Given the large number of attributes in a data set, software must have some way of knowing which of the subtle changes in attribute values are ultimately important. - i.e., what changes in 'X' are worth attending to? Because this is not routinely done, subtle changes in 'X' which have causal effects on 'Y' may still be overlooked. There are at least two approaches to rectify this. One is that if an association between attributes is detected, it should be presented in such a way that the subtle effect of 'X' upon 'Y' is made clearly apparent. This can be achieved through an automated re-scaling of relevant measures to present or report the change in 'X' in terms of 'Y'. For example, if a seemingly innocuous change of a fraction of a percent in 'X' will result in a 3-fold increase in 'Y', and this pattern should be reported this way, and the relationship is thus made clear to the user. The second approach to marking subtle changes is not via an automated way, but via the expertise of the domain expert/analyst. Simply knowing what possible changes may be important and providing tools that explicitly track the effect of changes in a subset of attributes can go a long way towards detecting such patterns.

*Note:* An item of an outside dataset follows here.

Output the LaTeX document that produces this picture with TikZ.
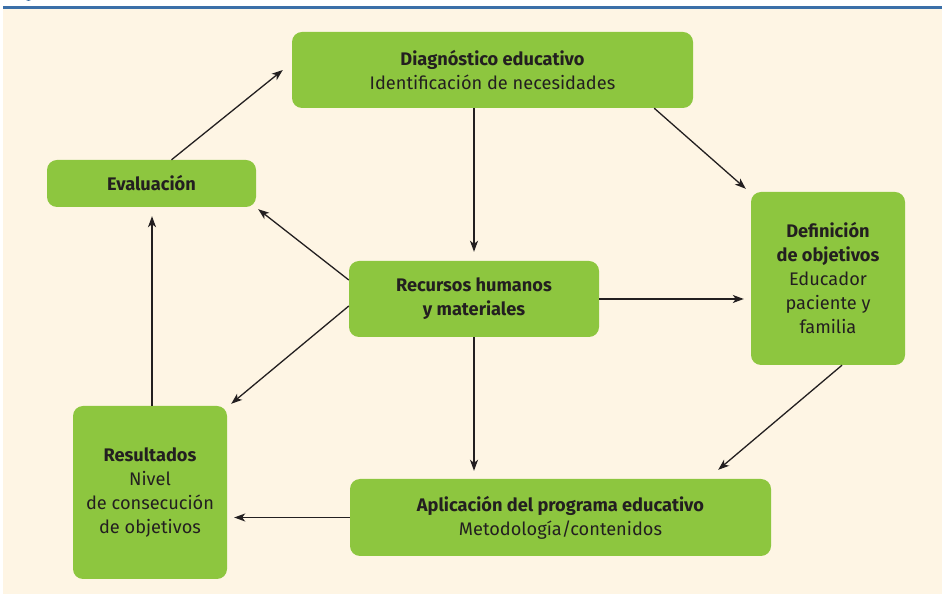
\documentclass[tikz,border=0pt]{standalone}
\usepackage{fontspec}
\setmainfont{Fira Sans}
\usetikzlibrary{arrows.meta,calc}
\definecolor{cream}{HTML}{FEF5E4}
\definecolor{boxgreen}{HTML}{8DC63F}
\definecolor{ink}{HTML}{231F20}
\definecolor{rule}{HTML}{3B6FA8}
\tikzset{
  box/.style={fill=boxgreen, rounded corners=10pt, inner sep=0pt, align=center,
    text=ink, font=\fontsize{18.2}{24}\selectfont},
  conn/.style={draw=ink, line width=1.3pt, -{Stealth[length=11pt,width=8pt,inset=3pt]}},
}
\begin{document}
\begin{tikzpicture}[x=1pt,y=1pt]
\useasboundingbox (0,0) rectangle (942,594);
\fill[white] (0,0) rectangle (942,594);
\fill[cream] (3,0) rectangle (942,585);
\fill[rule] (3,585) rectangle (942,587.5);
\fill[rule] (28.5,597) ellipse (4 and 4);

\node[box, minimum width=401pt, minimum height=76pt] (diag) at (492.5,524)
  {\textbf{Diagnóstico educativo}\\Identificación de necesidades};
\node[box, minimum width=209pt, minimum height=47pt] (eval) at (151.5,410.5)
  {\textbf{Evaluación}};
\node[box, minimum width=154pt, minimum height=173pt] (def) at (828,315.5)
  {\textbf{Definición}\\\textbf{de objetivos}\\Educador\\paciente y\\familia};
\node[box, minimum width=154pt, minimum height=173pt] (res) at (150,101.5)
  {\textbf{Resultados}\\Nivel\\de consecución\\de objetivos};
\node[box, minimum width=421pt, minimum height=77pt] (apl) at (560.5,76.5)
  {\textbf{Aplicación del programa educativo}\\Metodología/contenidos};
\node[box, minimum width=250pt, minimum height=76pt] (rec) at (474,295)
  {\textbf{Recursos humanos}\\\textbf{y materiales}};

\draw[conn] ([xshift=20pt]eval.north) -- ([xshift=-9pt]diag.west);
\draw[conn] (rec.north |- diag.south) -- ([yshift=9pt]rec.north);
\draw[conn] ([xshift=-39pt]diag.south east) -- ([shift={(-5pt,3pt)}]def.north west);
\draw[conn] ([yshift=19pt]rec.west) -- ([shift={(2pt,-2pt)}]eval.south east);
\draw[conn] (rec.east) -- ([xshift=-7pt]rec.east -| def.west);
\draw[conn] ([yshift=-7pt]rec.west) -- ([shift={(4pt,2pt)}]res.north east);
\draw[conn] (rec.south) -- ([yshift=8pt]rec.south |- apl.north);
\draw[conn] ([xshift=14pt]def.south) -- ([shift={(-53pt,9pt)}]apl.north east);
\draw[conn] (apl.west) -- ([xshift=7pt]apl.west -| res.east);
\draw[conn] ([xshift=2pt]res.north) -- ([shift={(2pt,-9pt)}]res.north |- eval.south);
\end{tikzpicture}
\end{document}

In the previous examples, the small changes in 'X' are ultimately manifested as a large change in 'Y' in part due to a compounding over time. This implies that in order for data mining software to detect such subtle and causal associations, then these patterns must be consistently present over time - i.e., a small change in 'X' is not a random and spurious occurrence. If consistency is in fact the case, and there is a sufficiently large amount of data (as is usually the case in data mining), then current data mining tools that use "support" and "confidence" criteria are already well equipped to detect such patterns.

The end result is that even small but significant patterns can be brought to the attention of the user for better decision making.